The exercise: Omit the pictures and output every entry below exactly as written.

Code that draws figures:
----------------
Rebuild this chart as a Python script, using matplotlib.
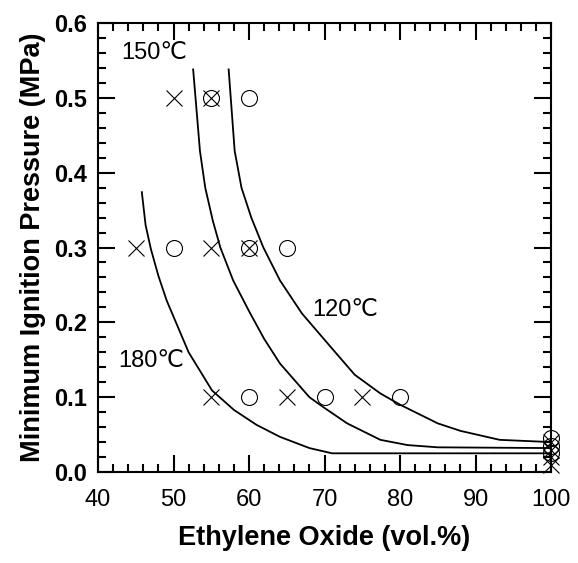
import matplotlib
matplotlib.use("Agg")
import matplotlib.pyplot as plt
from matplotlib.ticker import MultipleLocator, FormatStrFormatter

plt.rcParams["font.family"] = ["Liberation Sans", "DejaVu Sans"]

# measured points (x marks = ignition, circles = no ignition)
cross_x = [50, 55, 45, 55, 60, 55, 65, 75, 100, 100, 100, 100]
cross_y = [0.5, 0.5, 0.3, 0.3, 0.3, 0.1, 0.1, 0.1, 0.04, 0.03, 0.02, 0.01]
circle_x = [55, 60, 50, 60, 65, 60, 70, 80, 100, 100, 100]
circle_y = [0.5, 0.5, 0.3, 0.3, 0.3, 0.1, 0.1, 0.1, 0.045, 0.035, 0.025]

# boundary curves
c180_x = [45.8, 46.3, 47.0, 48.0, 49.1, 52.0, 55.1, 58.0, 61.0, 64.1, 68.0, 71.0, 100]
c180_y = [0.374, 0.330, 0.298, 0.262, 0.229, 0.160, 0.109, 0.083, 0.063, 0.047, 0.032, 0.025, 0.025]
c150_x = [52.6, 53.5, 54.2, 55.2, 56.2, 57.9, 60.0, 62.0, 64.1, 68.0, 69.8, 73.0, 77.4, 81.0, 85.0, 100]
c150_y = [0.538, 0.429, 0.380, 0.336, 0.300, 0.256, 0.215, 0.178, 0.145, 0.100, 0.087, 0.065, 0.043, 0.036, 0.033, 0.032]
c120_x = [57.3, 58.1, 59.0, 60.3, 61.9, 64.1, 67.0, 71.0, 74.0, 77.4, 80.0, 85.0, 88.0, 93.2, 100]
c120_y = [0.538, 0.429, 0.380, 0.340, 0.300, 0.256, 0.212, 0.165, 0.130, 0.105, 0.090, 0.065, 0.055, 0.043, 0.040]

labels = ["150\u2103", "120\u2103", "180\u2103"]
label_x = [47.5, 72.7, 47.0]
label_y = [0.56, 0.216, 0.149]

fig = plt.figure(figsize=(5.78, 5.63), dpi=100)
ax = fig.add_axes([0.1696, 0.1616, 0.7837, 0.7975])

for cx, cy in [(c180_x, c180_y), (c150_x, c150_y), (c120_x, c120_y)]:
	ax.plot(cx, cy, color="black", linewidth=1.3, clip_on=False)

ax.plot(circle_x, circle_y, linestyle="none", marker="o", markersize=11.5,
	markerfacecolor="none", markeredgecolor="black", markeredgewidth=0.8, clip_on=False)
ax.plot(cross_x, cross_y, linestyle="none", marker="x", markersize=11,
	markeredgecolor="black", markeredgewidth=0.8, clip_on=False)

for text, tx, ty in zip(labels, label_x, label_y):
	ax.text(tx, ty, text, fontsize=17, ha="center", va="center")

ax.set_xlim(40, 100)
ax.set_ylim(0, 0.6)
ax.xaxis.set_major_locator(MultipleLocator(10))
ax.xaxis.set_minor_locator(MultipleLocator(2))
ax.yaxis.set_major_locator(MultipleLocator(0.1))
ax.yaxis.set_minor_locator(MultipleLocator(0.02))
ax.yaxis.set_major_formatter(FormatStrFormatter("%.1f"))

ax.tick_params(which="both", direction="in", top=True, right=True, width=1.5)
ax.tick_params(which="major", length=12)
ax.tick_params(which="minor", length=6)
ax.tick_params(axis="x", which="major", labelsize=17, pad=12)
ax.tick_params(axis="y", which="major", labelsize=17, pad=8)
for lab in ax.get_yticklabels():
	lab.set_fontweight("bold")
for spine in ax.spines.values():
	spine.set_linewidth(1.5)

ax.set_xlabel("Ethylene Oxide (vol.%)", fontsize=19.5, fontweight="bold", labelpad=10)
ax.set_ylabel("Minimum Ignition Pressure (MPa)", fontsize=19.5, fontweight="bold", labelpad=6)

fig.savefig("out.png", dpi=100)
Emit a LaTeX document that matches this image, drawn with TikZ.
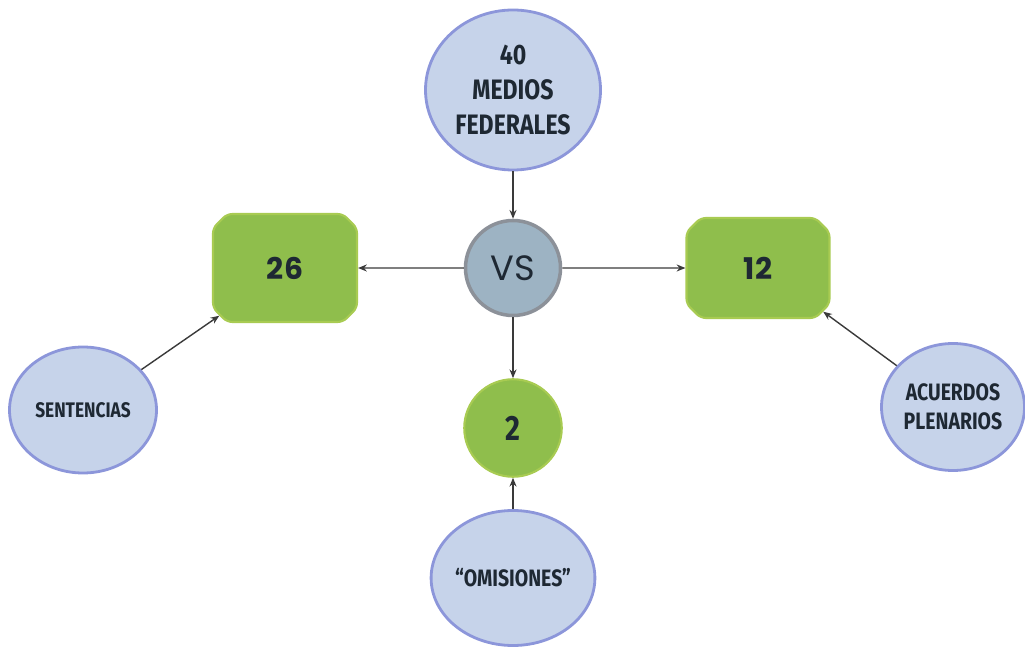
----------------
Task result:
Rebuild this chart as a Python script, using matplotlib.
import matplotlib
matplotlib.use("Agg")
import matplotlib.pyplot as plt
from matplotlib.ticker import MultipleLocator, FormatStrFormatter

plt.rcParams["font.family"] = ["Liberation Sans", "DejaVu Sans"]

# measured points (x marks = ignition, circles = no ignition)
cross_x = [50, 55, 45, 55, 60, 55, 65, 75, 100, 100, 100, 100]
cross_y = [0.5, 0.5, 0.3, 0.3, 0.3, 0.1, 0.1, 0.1, 0.04, 0.03, 0.02, 0.01]
circle_x = [55, 60, 50, 60, 65, 60, 70, 80, 100, 100, 100]
circle_y = [0.5, 0.5, 0.3, 0.3, 0.3, 0.1, 0.1, 0.1, 0.045, 0.035, 0.025]

# boundary curves
c180_x = [45.8, 46.3, 47.0, 48.0, 49.1, 52.0, 55.1, 58.0, 61.0, 64.1, 68.0, 71.0, 100]
c180_y = [0.374, 0.330, 0.298, 0.262, 0.229, 0.160, 0.109, 0.083, 0.063, 0.047, 0.032, 0.025, 0.025]
c150_x = [52.6, 53.5, 54.2, 55.2, 56.2, 57.9, 60.0, 62.0, 64.1, 68.0, 69.8, 73.0, 77.4, 81.0, 85.0, 100]
c150_y = [0.538, 0.429, 0.380, 0.336, 0.300, 0.256, 0.215, 0.178, 0.145, 0.100, 0.087, 0.065, 0.043, 0.036, 0.033, 0.032]
c120_x = [57.3, 58.1, 59.0, 60.3, 61.9, 64.1, 67.0, 71.0, 74.0, 77.4, 80.0, 85.0, 88.0, 93.2, 100]
c120_y = [0.538, 0.429, 0.380, 0.340, 0.300, 0.256, 0.212, 0.165, 0.130, 0.105, 0.090, 0.065, 0.055, 0.043, 0.040]

labels = ["150\u2103", "120\u2103", "180\u2103"]
label_x = [47.5, 72.7, 47.0]
label_y = [0.56, 0.216, 0.149]

fig = plt.figure(figsize=(5.78, 5.63), dpi=100)
ax = fig.add_axes([0.1696, 0.1616, 0.7837, 0.7975])

for cx, cy in [(c180_x, c180_y), (c150_x, c150_y), (c120_x, c120_y)]:
	ax.plot(cx, cy, color="black", linewidth=1.3, clip_on=False)

ax.plot(circle_x, circle_y, linestyle="none", marker="o", markersize=11.5,
	markerfacecolor="none", markeredgecolor="black", markeredgewidth=0.8, clip_on=False)
ax.plot(cross_x, cross_y, linestyle="none", marker="x", markersize=11,
	markeredgecolor="black", markeredgewidth=0.8, clip_on=False)

for text, tx, ty in zip(labels, label_x, label_y):
	ax.text(tx, ty, text, fontsize=17, ha="center", va="center")

ax.set_xlim(40, 100)
ax.set_ylim(0, 0.6)
ax.xaxis.set_major_locator(MultipleLocator(10))
ax.xaxis.set_minor_locator(MultipleLocator(2))
ax.yaxis.set_major_locator(MultipleLocator(0.1))
ax.yaxis.set_minor_locator(MultipleLocator(0.02))
ax.yaxis.set_major_formatter(FormatStrFormatter("%.1f"))

ax.tick_params(which="both", direction="in", top=True, right=True, width=1.5)
ax.tick_params(which="major", length=12)
ax.tick_params(which="minor", length=6)
ax.tick_params(axis="x", which="major", labelsize=17, pad=12)
ax.tick_params(axis="y", which="major", labelsize=17, pad=8)
for lab in ax.get_yticklabels():
	lab.set_fontweight("bold")
for spine in ax.spines.values():
	spine.set_linewidth(1.5)

ax.set_xlabel("Ethylene Oxide (vol.%)", fontsize=19.5, fontweight="bold", labelpad=10)
ax.set_ylabel("Minimum Ignition Pressure (MPa)", fontsize=19.5, fontweight="bold", labelpad=6)

fig.savefig("out.png", dpi=100)
Emit a LaTeX document that matches this image, drawn with TikZ.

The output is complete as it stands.